A-CANTH'A, n. [Gr. ακανθα, a spine or thorn.]
In botany, a prickle; in zoology, a spine or prickly fin; an acute process of the vertebers. – Encyc.
A-CANTH-A'CEOUS, a.
Armed with prickles, as a plant.
A-CANTH'A-RIS, n. [Gr. ακανθιας.]
In entomology, a species of Cimex, with a spinous thorax, and a ciliated abdomen, with spines, found in Jamaica. – Cyc.
A-CANTH'ICE, n.
The sweet juice of ivy buds.
A-CANTHINE, a. [See Acanthus.]
Pertaining to the plant acanthus. The acanthine garments of the ancients were made of the down of thistles, or embroidered in imitation of the acanthus. – Encyc.
A-CAN'THO-PODE, n. [Gr. ακανθος, a spine, and πους, foot.]
A spine-footed insect, clavicorn and coleopterous.
A-CANTH-OP-TE-RYG'I-OUS, a. [Gr. ακανθος, a thorn, and πτερυθιον, a little feather, from πτερον, a feather.]
In zoology, having back fins, which are hard, bony and prickly, a term applied to certain fishes. – Linn.

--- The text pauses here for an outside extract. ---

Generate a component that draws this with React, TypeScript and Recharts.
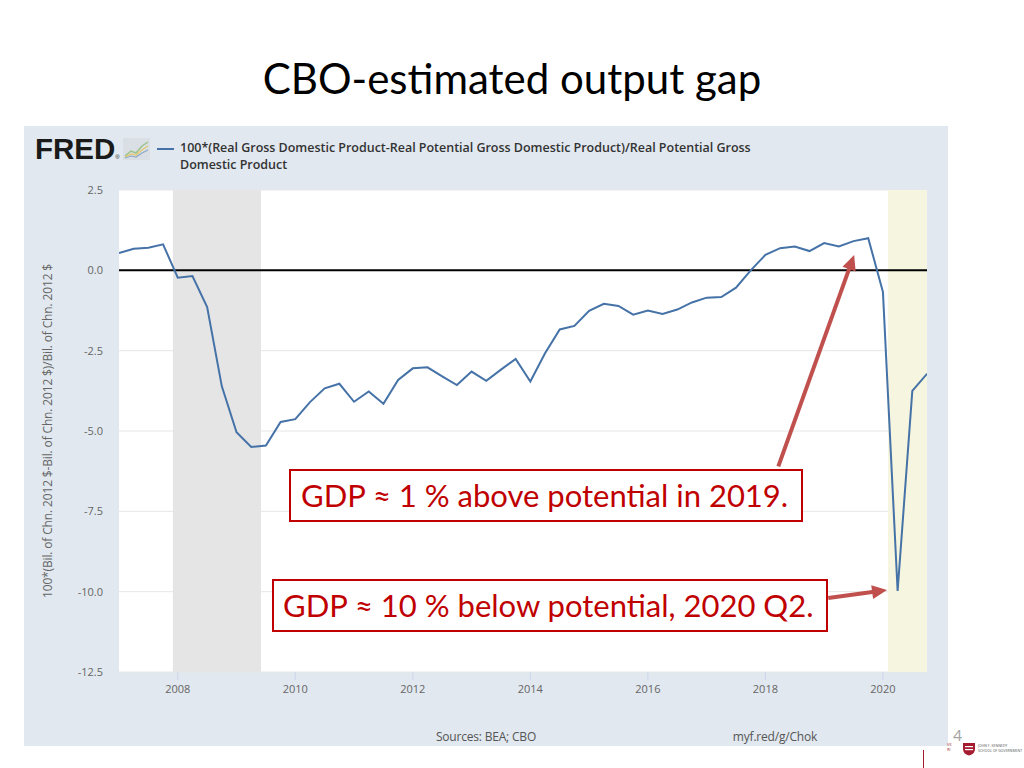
import React from 'react';
import {
  LineChart,
  Line,
  XAxis,
  YAxis,
  CartesianGrid,
  ReferenceLine,
  ReferenceArea,
} from 'recharts';

// ---------- data ----------
const quarters = [
  '2007Q1', '2007Q2', '2007Q3', '2007Q4',
  '2008Q1', '2008Q2', '2008Q3', '2008Q4',
  '2009Q1', '2009Q2', '2009Q3', '2009Q4',
  '2010Q1', '2010Q2', '2010Q3', '2010Q4',
  '2011Q1', '2011Q2', '2011Q3', '2011Q4',
  '2012Q1', '2012Q2', '2012Q3', '2012Q4',
  '2013Q1', '2013Q2', '2013Q3', '2013Q4',
  '2014Q1', '2014Q2', '2014Q3', '2014Q4',
  '2015Q1', '2015Q2', '2015Q3', '2015Q4',
  '2016Q1', '2016Q2', '2016Q3', '2016Q4',
  '2017Q1', '2017Q2', '2017Q3', '2017Q4',
  '2018Q1', '2018Q2', '2018Q3', '2018Q4',
  '2019Q1', '2019Q2', '2019Q3', '2019Q4',
  '2020Q1', '2020Q2', '2020Q3', '2020Q4',
];

const outputGap = [
  0.54, 0.67, 0.70, 0.81,
  -0.23, -0.18, -1.14, -3.61,
  -5.04, -5.50, -5.45, -4.72,
  -4.63, -4.10, -3.67, -3.53,
  -4.09, -3.77, -4.15, -3.41,
  -3.05, -3.02, -3.30, -3.57,
  -3.15, -3.44, -3.09, -2.76,
  -3.46, -2.58, -1.84, -1.73,
  -1.26, -1.04, -1.11, -1.38,
  -1.25, -1.36, -1.22, -1.00,
  -0.85, -0.83, -0.54, 0.00,
  0.48, 0.69, 0.74, 0.60,
  0.85, 0.74, 0.91, 1.00,
  -0.67, -9.98, -3.75, -3.22,
];

const yearTicks = [2008, 2010, 2012, 2014, 2016, 2018, 2020];
const valueTicks = [-12.5, -10, -7.5, -5, -2.5, 0, 2.5];

// recession shading (start month, end month)
const grayRecessionStart = '2007-12';
const grayRecessionEnd = '2009-06';
const covidShadeStart = '2020-02';
const covidShadeEnd = '2020-10';

// annotation arrows in data coordinates [year, value]
const arrowAboveFrom = [2018.22, -6.1];
const arrowAboveTo = [2019.51, 0.48];
const arrowBelowFrom = [2019.07, -10.2];
const arrowBelowTo = [2020.07, -9.95];

const titleText = 'CBO-estimated output gap';
const legendText =
  '100*(Real Gross Domestic Product-Real Potential Gross Domestic Product)/Real Potential Gross Domestic Product';
const yAxisTitle = '100*(Bil. of Chn. 2012 $-Bil. of Chn. 2012 $)/Bil. of Chn. 2012 $';
const noteAbove = 'GDP \u2248 1 % above potential in 2019.';
const noteBelow = 'GDP \u2248 10 % below potential, 2020 Q2.';

// ---------- helpers ----------
const quarterToYear = (q: string) => {
  const y = parseInt(q.slice(0, 4), 10);
  const n = parseInt(q.slice(5), 10);
  return y + (n - 1) / 4;
};
const monthToYear = (m: string) => {
  const [y, mo] = m.split('-').map((s) => parseInt(s, 10));
  return y + (mo - 1) / 12;
};

const chartData = quarters.map((q, i) => ({ t: quarterToYear(q), gap: outputGap[i] }));

const ARROW_COLOR = '#c0504d';
const FRED_FONT = '"Open Sans", "DejaVu Sans", sans-serif';
const SLIDE_FONT = 'Lato, "Open Sans", sans-serif';

const ArrowShape = (props: any) => {
  const { x1, y1, x2, y2 } = props;
  if ([x1, y1, x2, y2].some((v) => typeof v !== 'number' || isNaN(v))) return null;
  const dx = x2 - x1;
  const dy = y2 - y1;
  const len = Math.hypot(dx, dy) || 1;
  const ux = dx / len;
  const uy = dy / len;
  const head = 15;
  const half = 7;
  const bx = x2 - ux * head;
  const by = y2 - uy * head;
  const pts = `${x2},${y2} ${bx - uy * half},${by + ux * half} ${bx + uy * half},${by - ux * half}`;
  return (
    <g>
      <line x1={x1} y1={y1} x2={bx + ux * 2} y2={by + uy * 2} stroke={ARROW_COLOR} strokeWidth={4} />
      <polygon points={pts} fill={ARROW_COLOR} />
    </g>
  );
};

const FredIcon = () => (
  <svg width={27} height={22} style={{ position: 'absolute', left: 123, top: 138 }}>
    <rect x={0} y={0} width={27} height={22} fill="#d9dfe5" />
    <polyline points="2,18 8,13 13,15 19,8 25,4" fill="none" stroke="#9cc38a" strokeWidth={1.5} />
    <polyline points="2,19 8,16 13,17 19,12 25,8" fill="none" stroke="#e6c86a" strokeWidth={1.2} />
    <polyline points="2,20 8,18 13,19 19,15 25,12" fill="none" stroke="#8fa9c8" strokeWidth={1.2} />
  </svg>
);

export default function App() {
  return (
    <div
      style={{
        position: 'absolute',
        left: 0,
        top: 0,
        width: 1024,
        height: 768,
        background: '#ffffff',
        overflow: 'hidden',
      }}
    >
      {/* Slide title */}
      <div
        style={{
          position: 'absolute',
          left: 0,
          top: 52,
          width: 1024,
          textAlign: 'center',
          fontFamily: SLIDE_FONT,
          fontSize: 42,
          color: '#000',
          lineHeight: '52px',
        }}
      >
        {titleText}
      </div>

      {/* FRED panel */}
      <div
        style={{
          position: 'absolute',
          left: 24,
          top: 126,
          width: 924,
          height: 620,
          background: '#e1e8ef',
        }}
      >
        <LineChart
          width={924}
          height={620}
          data={chartData}
          margin={{ top: 64, right: 21, bottom: 44, left: 15 }}
        >
          <CartesianGrid horizontal vertical={false} stroke="#e6e6e6" fill="#ffffff" />
          <XAxis
            dataKey="t"
            type="number"
            domain={[2007, 2020.75]}
            ticks={yearTicks}
            allowDataOverflow
            height={30}
            axisLine={false}
            tickLine={{ stroke: '#ccd6eb' }}
            tickSize={8}
            tickMargin={5}
            tick={{ fill: '#666666', fontSize: 11, fontFamily: FRED_FONT }}
          />
          <YAxis
            type="number"
            domain={[-12.5, 2.5]}
            ticks={valueTicks}
            allowDataOverflow
            width={80}
            axisLine={false}
            tickLine={false}
            tickSize={6}
            tickMargin={10}
            tickFormatter={(v: number) => v.toFixed(1)}
            tick={{ fill: '#666666', fontSize: 11, fontFamily: FRED_FONT }}
            label={{
              value: yAxisTitle,
              angle: -90,
              position: 'insideLeft',
              offset: 9,
              style: {
                textAnchor: 'middle',
                fill: '#666666',
                fontSize: 12,
                fontFamily: FRED_FONT,
                letterSpacing: -0.15,
              },
            }}
          />
          <ReferenceArea
            x1={monthToYear(grayRecessionStart)}
            x2={monthToYear(grayRecessionEnd)}
            y1={-12.5}
            y2={2.5}
            fill="#e5e5e5"
            fillOpacity={1}
            stroke="none"
          />
          <ReferenceArea
            x1={monthToYear(covidShadeStart)}
            x2={monthToYear(covidShadeEnd)}
            y1={-12.5}
            y2={2.5}
            fill="#f6f5df"
            fillOpacity={1}
            stroke="none"
          />
          <ReferenceLine y={0} stroke="#000000" strokeWidth={2} />
          <Line
            type="linear"
            dataKey="gap"
            stroke="#4572a7"
            strokeWidth={2}
            dot={false}
            activeDot={false}
            isAnimationActive={false}
          />
          <ReferenceLine
            segment={[
              { x: arrowAboveFrom[0], y: arrowAboveFrom[1] },
              { x: arrowAboveTo[0], y: arrowAboveTo[1] },
            ]}
            ifOverflow="visible"
            shape={ArrowShape}
          />
          <ReferenceLine
            segment={[
              { x: arrowBelowFrom[0], y: arrowBelowFrom[1] },
              { x: arrowBelowTo[0], y: arrowBelowTo[1] },
            ]}
            ifOverflow="visible"
            shape={ArrowShape}
          />
        </LineChart>
      </div>

      {/* FRED logo */}
      <div
        style={{
          position: 'absolute',
          left: 35,
          top: 130,
          fontFamily: '"Liberation Sans", Arial, sans-serif',
          fontWeight: 900,
          fontSize: 29.5,
          letterSpacing: 0,
          color: '#1a1a1a',
          lineHeight: '38px',
          whiteSpace: 'nowrap',
        }}
      >
        FRED
        <span style={{ fontSize: 6, fontWeight: 400, letterSpacing: 0, verticalAlign: 'baseline' }}>®</span>
      </div>
      <FredIcon />

      {/* legend */}
      <div
        style={{
          position: 'absolute',
          left: 157,
          top: 148,
          width: 17,
          height: 2,
          background: '#4572a7',
        }}
      />
      <div
        style={{
          position: 'absolute',
          left: 180,
          top: 139,
          width: 590,
          fontFamily: FRED_FONT,
          fontWeight: 600,
          fontSize: 12.5,
          letterSpacing: -0.02,
          lineHeight: '17px',
          color: '#333333',
        }}
      >
        {legendText}
      </div>

      {/* footer */}
      <div
        style={{
          position: 'absolute',
          left: 380,
          top: 728,
          width: 212,
          textAlign: 'center',
          fontFamily: FRED_FONT,
          fontSize: 12,
          letterSpacing: -0.2,
          color: '#555555',
        }}
      >
        Sources: BEA; CBO
      </div>
      <div
        style={{
          position: 'absolute',
          left: 675,
          top: 728,
          width: 200,
          textAlign: 'center',
          fontFamily: FRED_FONT,
          fontSize: 12,
          letterSpacing: -0.2,
          color: '#555555',
        }}
      >
        myf.red/g/Chok
      </div>

      {/* annotation boxes */}
      <div
        style={{
          position: 'absolute',
          left: 289,
          top: 469,
          width: 500,
          height: 49,
          border: '2px solid #c00000',
          background: '#ffffff',
          color: '#c00000',
          fontFamily: SLIDE_FONT,
          fontSize: 31,
          lineHeight: '49px',
          paddingLeft: 10,
          whiteSpace: 'nowrap',
        }}
      >
        {noteAbove}
      </div>
      <div
        style={{
          position: 'absolute',
          left: 272,
          top: 579,
          width: 543,
          height: 49,
          border: '2px solid #c00000',
          background: '#ffffff',
          color: '#c00000',
          fontFamily: SLIDE_FONT,
          fontSize: 31,
          lineHeight: '49px',
          paddingLeft: 9,
          whiteSpace: 'nowrap',
        }}
      >
        {noteBelow}
      </div>

      {/* slide number and school mark */}
      <div
        style={{
          position: 'absolute',
          left: 953,
          top: 725,
          fontFamily: SLIDE_FONT,
          fontSize: 16,
          color: '#a6a6a6',
        }}
      >
        4
      </div>
      <div style={{ position: 'absolute', left: 923, top: 750, width: 1, height: 18, background: '#a51c30' }} />
      <div style={{ position: 'absolute', left: 947, top: 742, fontSize: 4, color: '#a51c30', fontFamily: FRED_FONT }}>
        VE<br />RI
      </div>
      <svg width={14} height={14} style={{ position: 'absolute', left: 962, top: 742 }}>
        <path d="M1,1 H13 V7 Q13,12 7,13.5 Q1,12 1,7 Z" fill="#a51c30" />
        <rect x={3} y={4} width={8} height={1.2} fill="#ffffff" />
        <rect x={3} y={7} width={8} height={1.2} fill="#ffffff" />
      </svg>
      <div
        style={{
          position: 'absolute',
          left: 978,
          top: 743,
          fontSize: 3.5,
          lineHeight: '5px',
          color: '#555',
          fontFamily: FRED_FONT,
          whiteSpace: 'nowrap',
        }}
      >
        JOHN F. KENNEDY
        <br />
        SCHOOL OF GOVERNMENT
      </div>
    </div>
  );
}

A-CANTH'US, n. [Gr. ακανθος, L. acanthus, from ακανθα, a prickle or thorn. See Acantha.]
- The plant bear's breech or brink ursine; a genus of several species, receiving their name from their prickles.
- In architecture, an ornament resembling the foliage or leaves of the acanthus, used in capitals of the Corinthian and Composite orders. – Milton. Encyc.
A-CAN'TI-CONE, n. [See PISTACITE.]
A-CAN'ZI-I, n. [plur.]
The name given to light-horse in Turkey. – Knowles.
A-CARN'AR, n.
A bright star of the first magnitude, as in Eridanus. – Bailey.
AC'A-RUS, n.
A tick; a small articulated animal.
A-CAT-A-LEC'TIC, n. [Gr. ακαταληκτος, not defective at the end, of κατα and ληγω to cease; Ir. lieghim.]
A verse, which has the complete number of syllables without defect or superfluity. – Johnson.
A-CAT'A-LEP-SY, n. [Gr. ακαταληψια; α and καταλαμβανω, to comprehend.]
Impossibility of complete discovery or comprehension; incomprehensibility. [Little used.] – Whitaker.
A-CAT-A-LEP'TIC, a.
Incomprehensible.
A-CAT'E-CHI-TI, n.
A Mexican bird, a species of Fringilla, of the size of the siskin.